Small knight-snail-goat is medieval treasure

A silver-gilt praying knight emerging from a snail shell onto a non-equine quadruped, likely a goat, is one of the stand-out pieces of this year’s British Museum annual treasure report on Portable Antiquities Scheme finds. The object is less than an inch long, has flat back and a short rivet which indicates it was mounted to something thin and rigid like a leather belt. It is solid silver and its shaped and molded front is gilded with some wear on the top of the man’s head on the center of the shell.

It was unearthed by a metal detectorist in a field near Pontefract last September. The mount dates between 1200 and 1350, a time when scenes of knights and snails had a burst of popularity in the art of France, Flanders and England. The motif of a knight in combat against a snail and its many variants were common in the margins of illuminated manuscripts from Arthurian tales to psalters. They weren’t references to anything specific in the text, but rather  satirical references to cowardice in a monde renversé (world upside down) style; ie, the little, weak, slow snail treated as a valiant, sometimes even victorious chivalric opponent.

Knights, mounted and on foot, armed to the teeth with swords, lances and bows, charge a snail that faces them with antennae extended. Sometimes a woman begs the knight not to take this terrible risk. Sometimes the knight is on his knees in capitulation before his snail foe. Other variants merge animals and men or feature hybrid animals or animal combatants in place of the knights. The chimeric imagery often evoked snail shell shapes, as in the curled tail of a serpent. The knight-snail-goat has that same elision, where the spirals of the shell are placed where the curled horns of a ram would be.

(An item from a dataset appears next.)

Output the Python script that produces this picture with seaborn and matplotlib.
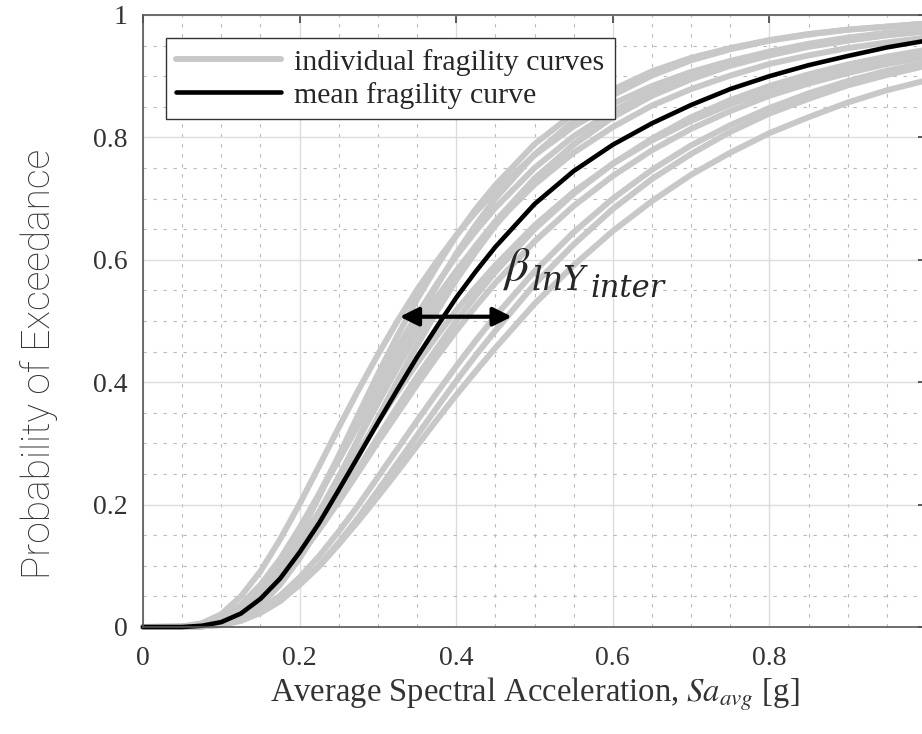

The Aspremont Psalter-Hours, now in the collection of the National Gallery of Victoria in Australia features a marginal illustration of a knight at arms emerging from a snail shell mounted on the back of a dog. The pose and position of the shell over the animal is comparable to the recently-discovered mount, although the knight in the mount has his hands clasped in prayer, not wielding shield and lance. His Norman style helmet is his only armament.